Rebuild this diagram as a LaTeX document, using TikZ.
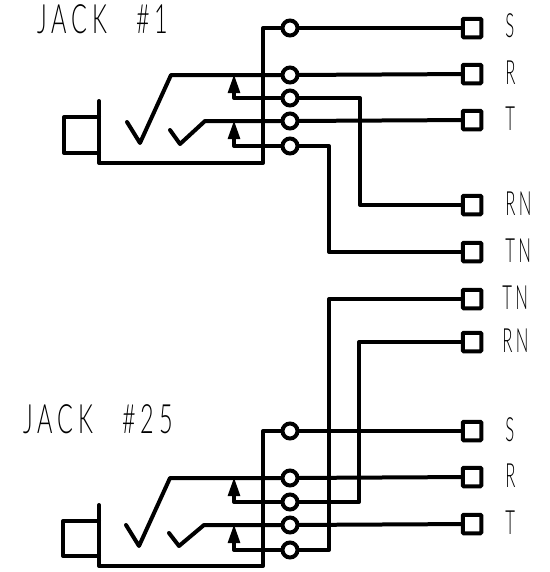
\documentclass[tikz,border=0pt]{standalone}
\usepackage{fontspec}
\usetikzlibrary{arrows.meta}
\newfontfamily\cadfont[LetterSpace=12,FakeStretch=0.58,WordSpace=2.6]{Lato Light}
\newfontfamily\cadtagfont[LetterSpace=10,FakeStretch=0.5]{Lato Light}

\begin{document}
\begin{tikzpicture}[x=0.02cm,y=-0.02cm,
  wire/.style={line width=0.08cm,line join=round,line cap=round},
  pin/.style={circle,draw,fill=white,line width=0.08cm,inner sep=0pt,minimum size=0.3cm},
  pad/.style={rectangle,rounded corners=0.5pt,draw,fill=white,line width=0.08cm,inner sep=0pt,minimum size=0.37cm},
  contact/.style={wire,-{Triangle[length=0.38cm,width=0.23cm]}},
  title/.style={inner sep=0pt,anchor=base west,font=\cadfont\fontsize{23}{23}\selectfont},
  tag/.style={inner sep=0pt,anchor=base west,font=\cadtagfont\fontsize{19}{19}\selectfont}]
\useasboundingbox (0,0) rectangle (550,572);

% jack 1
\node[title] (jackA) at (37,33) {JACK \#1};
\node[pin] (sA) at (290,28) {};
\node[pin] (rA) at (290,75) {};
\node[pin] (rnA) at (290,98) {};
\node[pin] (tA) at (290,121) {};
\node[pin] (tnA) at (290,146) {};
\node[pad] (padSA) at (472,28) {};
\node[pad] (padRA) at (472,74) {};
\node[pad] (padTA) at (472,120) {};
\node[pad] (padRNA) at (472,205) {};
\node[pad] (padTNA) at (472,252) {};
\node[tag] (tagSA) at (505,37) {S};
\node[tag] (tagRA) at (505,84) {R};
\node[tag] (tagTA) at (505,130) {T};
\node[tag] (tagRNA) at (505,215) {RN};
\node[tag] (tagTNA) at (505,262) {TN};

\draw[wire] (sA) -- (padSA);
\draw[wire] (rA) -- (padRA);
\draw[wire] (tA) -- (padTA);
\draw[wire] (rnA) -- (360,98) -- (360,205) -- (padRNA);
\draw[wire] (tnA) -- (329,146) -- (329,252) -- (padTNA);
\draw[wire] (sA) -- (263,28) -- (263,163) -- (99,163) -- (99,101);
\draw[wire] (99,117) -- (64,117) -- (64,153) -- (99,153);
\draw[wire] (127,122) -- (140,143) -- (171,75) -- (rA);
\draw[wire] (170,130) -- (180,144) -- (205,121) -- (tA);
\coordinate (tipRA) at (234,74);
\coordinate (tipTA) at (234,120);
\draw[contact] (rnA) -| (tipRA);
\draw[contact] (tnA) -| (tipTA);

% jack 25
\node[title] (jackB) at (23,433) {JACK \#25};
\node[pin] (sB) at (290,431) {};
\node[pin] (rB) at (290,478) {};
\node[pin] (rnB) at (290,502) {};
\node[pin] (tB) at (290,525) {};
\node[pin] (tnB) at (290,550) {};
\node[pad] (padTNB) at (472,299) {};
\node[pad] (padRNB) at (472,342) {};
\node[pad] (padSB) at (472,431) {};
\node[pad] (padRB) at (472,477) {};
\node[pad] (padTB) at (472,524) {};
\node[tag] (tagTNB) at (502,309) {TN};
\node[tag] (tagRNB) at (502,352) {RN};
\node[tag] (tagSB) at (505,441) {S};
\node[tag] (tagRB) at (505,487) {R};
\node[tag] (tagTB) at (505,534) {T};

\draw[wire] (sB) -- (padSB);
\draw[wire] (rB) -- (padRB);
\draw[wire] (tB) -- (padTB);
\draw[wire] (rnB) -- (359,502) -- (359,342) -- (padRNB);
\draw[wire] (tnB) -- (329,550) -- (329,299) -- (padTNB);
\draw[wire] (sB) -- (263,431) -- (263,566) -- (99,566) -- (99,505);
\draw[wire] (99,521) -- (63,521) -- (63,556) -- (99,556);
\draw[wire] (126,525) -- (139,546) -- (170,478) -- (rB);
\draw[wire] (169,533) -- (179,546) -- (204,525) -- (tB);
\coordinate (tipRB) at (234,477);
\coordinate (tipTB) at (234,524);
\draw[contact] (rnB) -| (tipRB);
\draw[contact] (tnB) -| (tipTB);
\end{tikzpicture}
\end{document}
==========
_What is required_:
Write the listing above out again exactly, dropping each image.

_Finished answer_:
Rebuild this diagram as a LaTeX document, using TikZ.
\documentclass[tikz,border=0pt]{standalone}
\usepackage{fontspec}
\usetikzlibrary{arrows.meta}
\newfontfamily\cadfont[LetterSpace=12,FakeStretch=0.58,WordSpace=2.6]{Lato Light}
\newfontfamily\cadtagfont[LetterSpace=10,FakeStretch=0.5]{Lato Light}

\begin{document}
\begin{tikzpicture}[x=0.02cm,y=-0.02cm,
  wire/.style={line width=0.08cm,line join=round,line cap=round},
  pin/.style={circle,draw,fill=white,line width=0.08cm,inner sep=0pt,minimum size=0.3cm},
  pad/.style={rectangle,rounded corners=0.5pt,draw,fill=white,line width=0.08cm,inner sep=0pt,minimum size=0.37cm},
  contact/.style={wire,-{Triangle[length=0.38cm,width=0.23cm]}},
  title/.style={inner sep=0pt,anchor=base west,font=\cadfont\fontsize{23}{23}\selectfont},
  tag/.style={inner sep=0pt,anchor=base west,font=\cadtagfont\fontsize{19}{19}\selectfont}]
\useasboundingbox (0,0) rectangle (550,572);

% jack 1
\node[title] (jackA) at (37,33) {JACK \#1};
\node[pin] (sA) at (290,28) {};
\node[pin] (rA) at (290,75) {};
\node[pin] (rnA) at (290,98) {};
\node[pin] (tA) at (290,121) {};
\node[pin] (tnA) at (290,146) {};
\node[pad] (padSA) at (472,28) {};
\node[pad] (padRA) at (472,74) {};
\node[pad] (padTA) at (472,120) {};
\node[pad] (padRNA) at (472,205) {};
\node[pad] (padTNA) at (472,252) {};
\node[tag] (tagSA) at (505,37) {S};
\node[tag] (tagRA) at (505,84) {R};
\node[tag] (tagTA) at (505,130) {T};
\node[tag] (tagRNA) at (505,215) {RN};
\node[tag] (tagTNA) at (505,262) {TN};

\draw[wire] (sA) -- (padSA);
\draw[wire] (rA) -- (padRA);
\draw[wire] (tA) -- (padTA);
\draw[wire] (rnA) -- (360,98) -- (360,205) -- (padRNA);
\draw[wire] (tnA) -- (329,146) -- (329,252) -- (padTNA);
\draw[wire] (sA) -- (263,28) -- (263,163) -- (99,163) -- (99,101);
\draw[wire] (99,117) -- (64,117) -- (64,153) -- (99,153);
\draw[wire] (127,122) -- (140,143) -- (171,75) -- (rA);
\draw[wire] (170,130) -- (180,144) -- (205,121) -- (tA);
\coordinate (tipRA) at (234,74);
\coordinate (tipTA) at (234,120);
\draw[contact] (rnA) -| (tipRA);
\draw[contact] (tnA) -| (tipTA);

% jack 25
\node[title] (jackB) at (23,433) {JACK \#25};
\node[pin] (sB) at (290,431) {};
\node[pin] (rB) at (290,478) {};
\node[pin] (rnB) at (290,502) {};
\node[pin] (tB) at (290,525) {};
\node[pin] (tnB) at (290,550) {};
\node[pad] (padTNB) at (472,299) {};
\node[pad] (padRNB) at (472,342) {};
\node[pad] (padSB) at (472,431) {};
\node[pad] (padRB) at (472,477) {};
\node[pad] (padTB) at (472,524) {};
\node[tag] (tagTNB) at (502,309) {TN};
\node[tag] (tagRNB) at (502,352) {RN};
\node[tag] (tagSB) at (505,441) {S};
\node[tag] (tagRB) at (505,487) {R};
\node[tag] (tagTB) at (505,534) {T};

\draw[wire] (sB) -- (padSB);
\draw[wire] (rB) -- (padRB);
\draw[wire] (tB) -- (padTB);
\draw[wire] (rnB) -- (359,502) -- (359,342) -- (padRNB);
\draw[wire] (tnB) -- (329,550) -- (329,299) -- (padTNB);
\draw[wire] (sB) -- (263,431) -- (263,566) -- (99,566) -- (99,505);
\draw[wire] (99,521) -- (63,521) -- (63,556) -- (99,556);
\draw[wire] (126,525) -- (139,546) -- (170,478) -- (rB);
\draw[wire] (169,533) -- (179,546) -- (204,525) -- (tB);
\coordinate (tipRB) at (234,477);
\coordinate (tipTB) at (234,524);
\draw[contact] (rnB) -| (tipRB);
\draw[contact] (tnB) -| (tipTB);
\end{tikzpicture}
\end{document}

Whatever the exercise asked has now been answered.